begin
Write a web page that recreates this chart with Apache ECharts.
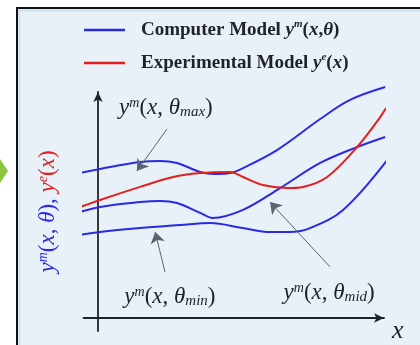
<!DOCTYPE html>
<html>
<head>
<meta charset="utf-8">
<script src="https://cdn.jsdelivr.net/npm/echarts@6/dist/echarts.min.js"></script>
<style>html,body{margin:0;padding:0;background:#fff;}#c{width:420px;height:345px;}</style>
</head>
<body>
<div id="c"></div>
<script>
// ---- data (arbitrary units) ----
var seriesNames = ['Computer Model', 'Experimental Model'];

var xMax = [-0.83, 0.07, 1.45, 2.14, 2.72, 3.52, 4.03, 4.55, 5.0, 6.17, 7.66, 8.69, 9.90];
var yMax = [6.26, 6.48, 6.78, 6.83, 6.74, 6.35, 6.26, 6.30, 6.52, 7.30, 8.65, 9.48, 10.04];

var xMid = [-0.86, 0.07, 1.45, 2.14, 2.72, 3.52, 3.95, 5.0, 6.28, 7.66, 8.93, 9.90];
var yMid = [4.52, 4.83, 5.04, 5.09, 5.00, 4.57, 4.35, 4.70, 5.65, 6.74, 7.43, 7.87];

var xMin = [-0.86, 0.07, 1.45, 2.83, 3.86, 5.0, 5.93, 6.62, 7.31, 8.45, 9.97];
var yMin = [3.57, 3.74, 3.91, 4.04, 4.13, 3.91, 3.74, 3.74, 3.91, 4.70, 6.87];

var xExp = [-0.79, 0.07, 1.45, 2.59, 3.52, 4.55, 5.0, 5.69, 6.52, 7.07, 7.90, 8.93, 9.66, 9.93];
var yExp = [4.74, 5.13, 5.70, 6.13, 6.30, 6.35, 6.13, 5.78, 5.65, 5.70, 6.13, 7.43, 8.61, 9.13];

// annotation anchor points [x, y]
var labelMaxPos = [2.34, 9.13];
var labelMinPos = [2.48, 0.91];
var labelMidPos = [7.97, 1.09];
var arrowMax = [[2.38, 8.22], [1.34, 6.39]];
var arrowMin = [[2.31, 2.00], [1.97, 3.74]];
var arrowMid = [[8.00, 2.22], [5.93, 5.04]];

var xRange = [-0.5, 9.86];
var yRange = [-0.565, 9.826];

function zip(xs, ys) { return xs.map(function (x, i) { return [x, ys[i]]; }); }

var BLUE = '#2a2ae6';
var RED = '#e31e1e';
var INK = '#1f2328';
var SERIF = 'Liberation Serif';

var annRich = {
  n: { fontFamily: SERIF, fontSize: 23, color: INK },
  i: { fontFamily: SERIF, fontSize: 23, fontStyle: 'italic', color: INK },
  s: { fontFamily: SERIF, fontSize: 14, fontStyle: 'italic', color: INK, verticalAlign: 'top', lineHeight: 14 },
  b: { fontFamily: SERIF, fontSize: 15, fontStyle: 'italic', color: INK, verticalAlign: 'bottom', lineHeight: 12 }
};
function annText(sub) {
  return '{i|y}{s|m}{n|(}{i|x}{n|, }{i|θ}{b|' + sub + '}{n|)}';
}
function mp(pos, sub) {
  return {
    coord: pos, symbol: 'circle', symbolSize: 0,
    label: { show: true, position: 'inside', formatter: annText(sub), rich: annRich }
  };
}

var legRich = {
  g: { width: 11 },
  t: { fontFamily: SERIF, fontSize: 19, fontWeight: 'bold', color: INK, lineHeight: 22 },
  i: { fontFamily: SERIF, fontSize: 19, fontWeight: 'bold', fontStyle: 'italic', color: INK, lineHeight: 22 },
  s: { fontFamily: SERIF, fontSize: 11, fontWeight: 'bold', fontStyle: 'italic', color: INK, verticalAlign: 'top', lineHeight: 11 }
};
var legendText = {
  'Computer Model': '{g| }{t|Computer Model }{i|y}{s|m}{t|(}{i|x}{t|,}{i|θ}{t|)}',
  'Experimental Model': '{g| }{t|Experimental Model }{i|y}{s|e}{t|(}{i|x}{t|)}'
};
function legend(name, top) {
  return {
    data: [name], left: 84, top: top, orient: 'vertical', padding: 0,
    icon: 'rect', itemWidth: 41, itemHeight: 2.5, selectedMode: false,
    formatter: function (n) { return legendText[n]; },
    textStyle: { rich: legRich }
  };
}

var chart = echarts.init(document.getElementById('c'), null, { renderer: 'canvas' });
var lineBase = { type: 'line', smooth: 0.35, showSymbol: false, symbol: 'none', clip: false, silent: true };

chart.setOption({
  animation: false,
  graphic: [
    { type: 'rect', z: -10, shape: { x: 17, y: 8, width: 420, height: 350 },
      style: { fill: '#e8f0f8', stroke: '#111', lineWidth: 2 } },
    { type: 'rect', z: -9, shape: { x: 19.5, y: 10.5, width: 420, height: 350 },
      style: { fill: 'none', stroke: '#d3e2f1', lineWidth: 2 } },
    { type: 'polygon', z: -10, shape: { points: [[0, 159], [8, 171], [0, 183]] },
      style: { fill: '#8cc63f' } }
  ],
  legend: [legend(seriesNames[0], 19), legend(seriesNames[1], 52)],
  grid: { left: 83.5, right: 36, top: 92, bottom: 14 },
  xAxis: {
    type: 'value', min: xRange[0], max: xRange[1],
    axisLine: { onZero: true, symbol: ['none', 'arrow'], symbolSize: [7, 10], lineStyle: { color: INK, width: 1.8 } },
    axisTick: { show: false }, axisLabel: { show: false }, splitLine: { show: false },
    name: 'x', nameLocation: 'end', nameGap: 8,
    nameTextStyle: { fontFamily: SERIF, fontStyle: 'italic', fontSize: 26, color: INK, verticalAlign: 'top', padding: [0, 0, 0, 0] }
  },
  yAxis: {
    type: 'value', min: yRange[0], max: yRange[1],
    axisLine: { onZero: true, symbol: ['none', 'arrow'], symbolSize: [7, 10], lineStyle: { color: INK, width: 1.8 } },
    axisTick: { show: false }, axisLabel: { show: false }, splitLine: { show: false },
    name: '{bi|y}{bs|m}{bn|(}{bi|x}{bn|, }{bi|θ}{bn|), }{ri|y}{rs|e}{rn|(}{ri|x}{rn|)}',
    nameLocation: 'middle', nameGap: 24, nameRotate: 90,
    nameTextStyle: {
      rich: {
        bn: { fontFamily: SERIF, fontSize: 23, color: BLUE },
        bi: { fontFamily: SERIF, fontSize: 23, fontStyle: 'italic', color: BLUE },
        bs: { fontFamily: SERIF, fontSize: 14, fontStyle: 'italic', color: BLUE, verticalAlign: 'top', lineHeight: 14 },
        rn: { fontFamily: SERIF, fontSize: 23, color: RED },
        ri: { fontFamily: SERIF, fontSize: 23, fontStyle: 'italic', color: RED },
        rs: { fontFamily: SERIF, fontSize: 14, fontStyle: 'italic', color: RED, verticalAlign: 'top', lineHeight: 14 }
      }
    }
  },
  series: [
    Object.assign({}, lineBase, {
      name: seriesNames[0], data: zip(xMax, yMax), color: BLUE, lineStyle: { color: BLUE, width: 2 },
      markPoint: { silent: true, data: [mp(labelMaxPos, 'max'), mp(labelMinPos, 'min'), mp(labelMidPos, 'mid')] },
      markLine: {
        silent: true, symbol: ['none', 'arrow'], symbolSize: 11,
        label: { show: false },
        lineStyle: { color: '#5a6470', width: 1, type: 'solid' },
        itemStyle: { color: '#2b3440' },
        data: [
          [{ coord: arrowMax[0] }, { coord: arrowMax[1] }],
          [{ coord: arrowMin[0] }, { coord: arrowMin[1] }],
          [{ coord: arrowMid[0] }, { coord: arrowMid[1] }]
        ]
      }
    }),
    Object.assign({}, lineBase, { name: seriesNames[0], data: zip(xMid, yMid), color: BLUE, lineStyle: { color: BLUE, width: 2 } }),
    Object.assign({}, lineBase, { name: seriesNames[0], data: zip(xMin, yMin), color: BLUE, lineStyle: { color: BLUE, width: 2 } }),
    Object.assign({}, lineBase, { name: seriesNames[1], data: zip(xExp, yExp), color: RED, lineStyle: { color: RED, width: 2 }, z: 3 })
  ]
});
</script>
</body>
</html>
end
AIM: Only the lines from the top of the data through the line with "7.43, 8.61, 9.13];" should be quoted, exactly and with both ends kept; skip the pictures.

RESULT:
Write a web page that recreates this chart with Apache ECharts.
<!DOCTYPE html>
<html>
<head>
<meta charset="utf-8">
<script src="https://cdn.jsdelivr.net/npm/echarts@6/dist/echarts.min.js"></script>
<style>html,body{margin:0;padding:0;background:#fff;}#c{width:420px;height:345px;}</style>
</head>
<body>
<div id="c"></div>
<script>
// ---- data (arbitrary units) ----
var seriesNames = ['Computer Model', 'Experimental Model'];

var xMax = [-0.83, 0.07, 1.45, 2.14, 2.72, 3.52, 4.03, 4.55, 5.0, 6.17, 7.66, 8.69, 9.90];
var yMax = [6.26, 6.48, 6.78, 6.83, 6.74, 6.35, 6.26, 6.30, 6.52, 7.30, 8.65, 9.48, 10.04];

var xMid = [-0.86, 0.07, 1.45, 2.14, 2.72, 3.52, 3.95, 5.0, 6.28, 7.66, 8.93, 9.90];
var yMid = [4.52, 4.83, 5.04, 5.09, 5.00, 4.57, 4.35, 4.70, 5.65, 6.74, 7.43, 7.87];

var xMin = [-0.86, 0.07, 1.45, 2.83, 3.86, 5.0, 5.93, 6.62, 7.31, 8.45, 9.97];
var yMin = [3.57, 3.74, 3.91, 4.04, 4.13, 3.91, 3.74, 3.74, 3.91, 4.70, 6.87];

var xExp = [-0.79, 0.07, 1.45, 2.59, 3.52, 4.55, 5.0, 5.69, 6.52, 7.07, 7.90, 8.93, 9.66, 9.93];
var yExp = [4.74, 5.13, 5.70, 6.13, 6.30, 6.35, 6.13, 5.78, 5.65, 5.70, 6.13, 7.43, 8.61, 9.13];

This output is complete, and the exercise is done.